The administration argued that Tyndale House "isn't religious enough" for an exemption from the mandate, a component of Obamacare that forces employers, regardless of their religious or moral convictions, to provide insurance coverage for abortion-inducing drugs, sterilization and contraception under threat of heavy penalties.

The publisher is subject to the mandate because Obama administration rules say for-profit corporations are categorically non-religious, even though Tyndale House is strictly a publisher of Bibles and other Christian materials and is primarily owned by the nonprofit Tyndale House Foundation. The foundation provides grants to help meet the physical and spiritual needs of people around the world.

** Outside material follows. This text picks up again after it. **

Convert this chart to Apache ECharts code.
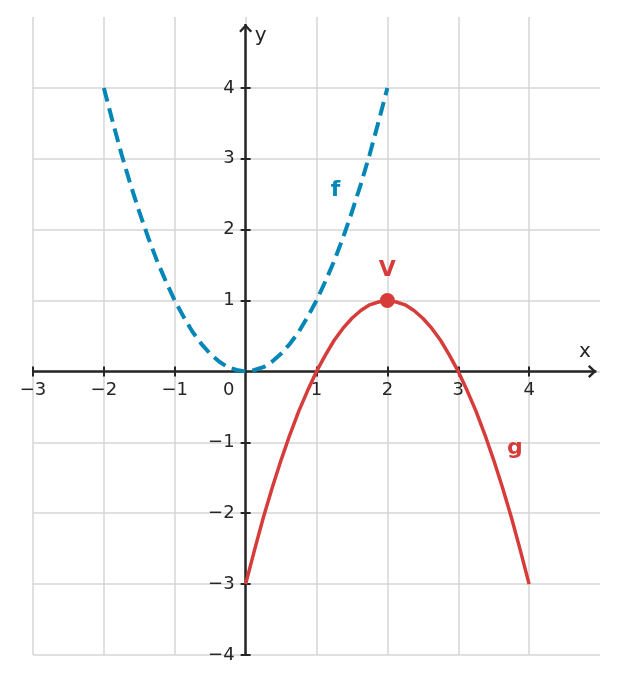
<!DOCTYPE html>
<html>
<head>
<meta charset="utf-8">
<script src="https://cdn.jsdelivr.net/npm/echarts@6/dist/echarts.min.js"></script>
<style>html,body{margin:0;padding:0;background:#fff}#c{width:618px;height:684px}</style>
</head>
<body>
<div id="c"></div>
<script>
// ---- data ----
var fData = [
  [-2, 4], [-1.875, 3.52], [-1.75, 3.06], [-1.625, 2.64], [-1.5, 2.25], [-1.375, 1.89],
  [-1.25, 1.56], [-1.125, 1.27], [-1, 1], [-0.875, 0.77], [-0.75, 0.56], [-0.625, 0.39],
  [-0.5, 0.25], [-0.375, 0.14], [-0.25, 0.06], [-0.125, 0.02], [0, 0], [0.125, 0.02],
  [0.25, 0.06], [0.375, 0.14], [0.5, 0.25], [0.625, 0.39], [0.75, 0.56], [0.875, 0.77],
  [1, 1], [1.125, 1.27], [1.25, 1.56], [1.375, 1.89], [1.5, 2.25], [1.625, 2.64],
  [1.75, 3.06], [1.875, 3.52], [2, 4]
];
var gData = [
  [0, -3], [0.125, -2.52], [0.25, -2.06], [0.375, -1.64], [0.5, -1.25], [0.625, -0.89],
  [0.75, -0.56], [0.875, -0.27], [1, 0], [1.125, 0.23], [1.25, 0.44], [1.375, 0.61],
  [1.5, 0.75], [1.625, 0.86], [1.75, 0.94], [1.875, 0.98], [2, 1], [2.125, 0.98],
  [2.25, 0.94], [2.375, 0.86], [2.5, 0.75], [2.625, 0.61], [2.75, 0.44], [2.875, 0.23],
  [3, 0], [3.125, -0.27], [3.25, -0.56], [3.375, -0.89], [3.5, -1.25], [3.625, -1.64],
  [3.75, -2.06], [3.875, -2.52], [4, -3]
];
var vertex = [[2, 1]];
var curveLabels = [
  {name: 'f', value: [1.27, 2.56], color: 'blue'},
  {name: 'g', value: [3.8, -1.08], color: 'red'}
];
var xTicks = [-3, -2, -1, 0, 1, 2, 3, 4];
var yTicks = [-4, -3, -2, -1, 0, 1, 2, 3, 4];
var xRange = [-3, 5];
var yRange = [-4, 5];
var xAxisEnd = 4.95;
var yAxisEnd = 4.9;

// ---- styles ----
var BLUE = '#0487b6';
var RED = '#d63d3a';
var INK = '#262626';
var GRID = '#d6d6d6';
var FONT = 'DejaVu Sans';
var TICK_FS = 18;
var CHEVRON = 'path://M6,0.5L6,0.5M0,14L6,8L12,14L10.4,15.5L6,11.1L1.6,15.5Z';

function fmt(v) { return String(v).replace('-', '\u2212'); }

function xAxisDef(inside) {
  return {
    type: 'value', min: xRange[0], max: xRange[1], interval: 1, position: 'bottom', z: 3,
    name: inside ? '' : 'x', nameLocation: 'end', nameGap: -15,
    nameTextStyle: {fontFamily: FONT, fontSize: 20, color: INK, align: 'center', verticalAlign: 'bottom', padding: [0, 0, 10, 0]},
    axisLine: {show: false, onZero: false},
    axisTick: {show: true, inside: inside, length: 5, customValues: xTicks.filter(function (v) { return v !== 0; }), lineStyle: {color: INK, width: 2}},
    axisLabel: {
      show: !inside, margin: 10, fontFamily: FONT, fontSize: TICK_FS, color: INK,
      customValues: xTicks,
      formatter: function (v) { return v === 0 ? '{z|0}' : fmt(v); },
      rich: {z: {fontFamily: FONT, fontSize: TICK_FS, color: INK, padding: [0, 34, 0, 0]}}
    },
    splitLine: {show: false}
  };
}
function yAxisDef(inside) {
  return {
    type: 'value', min: yRange[0], max: yRange[1], interval: 1, position: 'left', z: 3,
    name: inside ? '' : 'y', nameLocation: 'end', nameGap: -19,
    nameTextStyle: {fontFamily: FONT, fontSize: 20, color: INK, align: 'left', verticalAlign: 'middle', padding: [0, 0, 0, 9]},
    axisLine: {show: false, onZero: false},
    axisTick: {show: true, inside: inside, length: 5, customValues: yTicks.filter(function (v) { return v !== 0; }), lineStyle: {color: INK, width: 2}},
    axisLabel: {
      show: !inside, margin: 11, fontFamily: FONT, fontSize: TICK_FS, color: INK,
      customValues: yTicks.filter(function (v) { return v !== 0; }),
      formatter: function (v) { return v === 0 ? '' : fmt(v); }
    },
    splitLine: {show: false}
  };
}

var gridLines = xTicks.map(function (v) { return {xAxis: v}; })
  .concat(yTicks.map(function (v) { return {yAxis: v}; }));

var chart = echarts.init(document.getElementById('c'), null, {renderer: 'canvas'});
chart.setOption({
  animation: false,
  backgroundColor: '#fff',
  textStyle: {fontFamily: FONT},
  grid: {left: 33, right: 18, top: 17, bottom: 29, containLabel: false, outerBoundsMode: 'none'},
  xAxis: [xAxisDef(false), xAxisDef(true)],
  yAxis: [yAxisDef(false), yAxisDef(true)],
  series: [
    {
      name: 'f', type: 'line', data: fData, smooth: false, showSymbol: false, z: 4,
      lineStyle: {color: BLUE, width: 4, type: [14, 7], cap: 'butt'},
      markLine: {
        silent: true, z: 2, animation: false,
        symbol: ['none', CHEVRON], symbolSize: [13, 17],
        label: {show: false},
        lineStyle: {color: INK, width: 2.5, type: 'solid'},
        data: [
          [{coord: [xRange[0], 0]}, {coord: [xAxisEnd, 0]}],
          [{coord: [0, yRange[0]]}, {coord: [0, yAxisEnd]}]
        ]
      }
    },
    {
      name: 'g', type: 'line', data: gData, smooth: false, showSymbol: false, z: 4,
      lineStyle: {color: RED, width: 3.5},
      markLine: {
        silent: true, z: 1, animation: false,
        symbol: ['none', 'none'],
        label: {show: false},
        lineStyle: {color: GRID, width: 1.5, type: 'solid'},
        data: gridLines
      }
    },
    {
      name: 'V', type: 'scatter', data: vertex, symbol: 'circle', symbolSize: 15, z: 5,
      itemStyle: {color: RED, opacity: 1},
      label: {show: true, position: 'top', distance: 12, formatter: 'V', fontFamily: FONT, fontSize: 22, fontWeight: 'bold', color: RED}
    },
    {
      name: 'labels', type: 'scatter', symbolSize: 0, z: 5, silent: true,
      itemStyle: {opacity: 1},
      data: curveLabels.map(function (d) {
        return {name: d.name, value: d.value, label: {color: d.color === 'blue' ? BLUE : RED}};
      }),
      label: {show: true, position: 'inside', formatter: '{b}', fontFamily: FONT, fontSize: 22, fontWeight: 'bold'}
    }
  ]
});

// move the axes (ticks, labels, names) onto the origin, using the library's own scales
var origin = chart.convertToPixel({xAxisIndex: 0, yAxisIndex: 0}, [0, 0]);
var corner = chart.convertToPixel({xAxisIndex: 0, yAxisIndex: 0}, [xRange[0], yRange[0]]);
var offX = -(corner[1] - origin[1]);
var offY = -(origin[0] - corner[0]);
chart.setOption({
  xAxis: [{offset: offX}, {offset: offX}],
  yAxis: [{offset: offY}, {offset: offY}]
});
</script>
</body>
</html>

In June, the U.S. Supreme Court upheld "Obamacare" as constitutional. Formally known as the Patient Protection and Affordable Care Act, Obamacare includes a "preventive services" mandate issued by the U.S. Department of Health and Human Services, which forces businesses to provide the morning-after and "week-after" pills—without co-pay—in their health insurance plans.

In September, Hobby Lobby and its sister company, Mardel Christian & Education, filed a similar suit, claiming the government mandate is forcing the company's owners "to violate their deeply held religious beliefs under threat of heavy fines, penalties and lawsuits." Failure to provide the drugs in the company's health insurance plan could lead to fines of up to $1.3 million a day. That case is still pending.